Speaking to Maggie Lake on CNN Wednesday, billionaire bull and CEO of Galaxy Digital Capital Management Michael Novogratz, suggested that every investor should have 1% to 2% of their portfolio in cryptocurrency, declaring it ”almost irresponsible” not to.

”Challenging every verticle”

The reasoning behind Novogratz’ statements is not because of any potentially massive financial gains that cryptocurrencies might make, but because of the blockchain technology behind them. ”These technologies in two to four years are going to give every verticle a challenge,” said Novogratz, referring to blockchain.

Blockchain has been generally received with more widespread positivity than cryptocurrencies, particular from financial institutions and governments. The technology allows transactions to take place nearly instantaneously, recording all payment data from those using the service.
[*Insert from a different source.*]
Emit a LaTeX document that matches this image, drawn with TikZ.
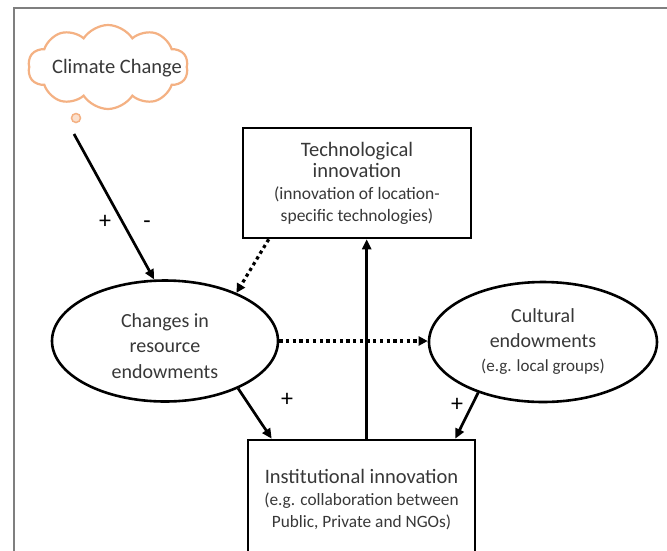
\documentclass[tikz,border=0pt]{standalone}
\usepackage{fontspec}
\setmainfont{Carlito}
\usetikzlibrary{shapes.geometric,shapes.symbols,arrows.meta,calc}
\definecolor{ccorange}{HTML}{F4B183}
\definecolor{txt}{HTML}{383838}
\definecolor{framegray}{HTML}{7F7F7F}
\begin{document}
\begin{tikzpicture}[x=1pt,y=-1pt,
  every node/.style={inner sep=0pt, text=txt},
  arr/.style={line width=2.7pt, -{Triangle[length=10pt,width=9pt]}},
  dotarr/.style={line width=3.2pt, dash pattern=on 3.3pt off 3.4pt, -{Triangle[length=9pt,width=9pt]}},
  ell/.style={ellipse, draw=black, line width=2.6pt},
  boxnode/.style={rectangle, draw=black, line width=2.6pt},
  sign/.style={text=black, font=\fontsize{24}{24}\selectfont},
]
\path[use as bounding box] (0,0) rectangle (667,550);
\clip (0,0) rectangle (667,550);
\fill[white] (0,0) rectangle (667,550);
\draw[framegray, line width=1.3pt] (14,552) -- (14,8) -- (669,8);

% cloud
\node[cloud, cloud puffs=10, cloud puff arc=115, aspect=1.9, draw=ccorange, line width=2.2pt, fill=white, minimum width=160pt, minimum height=84pt] (cloud) at (108,67) {};
\node[font=\fontsize{20.5}{24}\selectfont] (cctext) at (117,68) {Climate Change};
\node[circle, draw=ccorange, fill=ccorange!40, line width=1.5pt, minimum size=9pt] (bubble) at (76,118) {};

% main nodes
\node[ell, minimum width=226pt, minimum height=121pt] (lres) at (165,341) {};
\node[font=\fontsize{20}{25.5}\selectfont, align=center] (lrestext) at (165,346) {Changes in\\resource\\endowments};

\node[ell, minimum width=228pt, minimum height=120pt, align=center, font=\fontsize{20}{24.5}\selectfont] (cult) at (543,342) {Cultural\\endowments\\\fontsize{17}{24.5}\selectfont(e.g. local groups)};

\node[boxnode, minimum width=228pt, minimum height=110pt, align=center, font=\fontsize{20.5}{21.7}\selectfont] (tech) at (357,183) {Technological\\innovation\\\fontsize{17.5}{21.7}\selectfont(innovation of location-\\\fontsize{17.5}{21.7}\selectfont specific technologies)};

\node[boxnode, minimum width=227pt, minimum height=120pt, align=center, font=\fontsize{20.5}{22}\selectfont] (inst) at (361.5,500) {Institutional innovation\\\fontsize{17.3}{22}\selectfont(e.g. collaboration between\\\fontsize{17.3}{22}\selectfont Public, Private and NGOs)};

% connectors
\coordinate (ccstart) at (74,134);
\draw[arr] (ccstart) -- (lres.100);
\node[sign] (plus1) at (105,222) {+};
\node[sign] (minus1) at (147,225) {-};

\draw[dotarr] ([xshift=27pt]tech.south west) -- (lres.34);
\draw[dotarr] (lres.east) -- (lres.east -| cult.west);

\draw[arr] (lres.-33) -- ([xshift=25pt]inst.north west);
\node[sign] (plus2) at (287,400) {+};
\draw[arr] (cult.218) -- ([xshift=-21pt]inst.north east);
\node[sign] (plus3) at (457,405) {+};

\coordinate (vstart) at ([xshift=120pt]inst.north west);
\draw[arr] (vstart) -- (vstart |- tech.south);
\end{tikzpicture}
\end{document}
Even NASA recently gave its backing, utilizing the Ethereum blockchain in a project that would increase the efficiency and safety of deep space travel.

Another prediction provided by Novogratz outlined a vision that sees the New York Stock Exchange incorporating cryptocurrency trading within six months.

When Novogratz was questioned on acclaimed investor Warren Buffett’s recent critical comments that described Bitcoin as ”probably rat poison squared”, his response perfectly summed up the sentiment of many cryptocurrency enthusiasts. “In a lot of ways, this is a Millennial-led revolution… what I’ve found is guys with gray hair [are] much more skeptical,” he said.

More on Novogratz

Novogratz was also promoting the launch of his firm’s collaborative project with Bloomberg, the Bloomberg Galaxy Crypto Index. The cryptocurrency index was launched Wednesday and is currently tracking ten digital currencies including the main players Bitcoin and Ethereum.

His previous job roles include hedge fund management at Fortress Investment Group and a partnership with Goldman Sachs.

During the interview, he disclosed that 10% of his net worth was currently held in cryptocurrencies.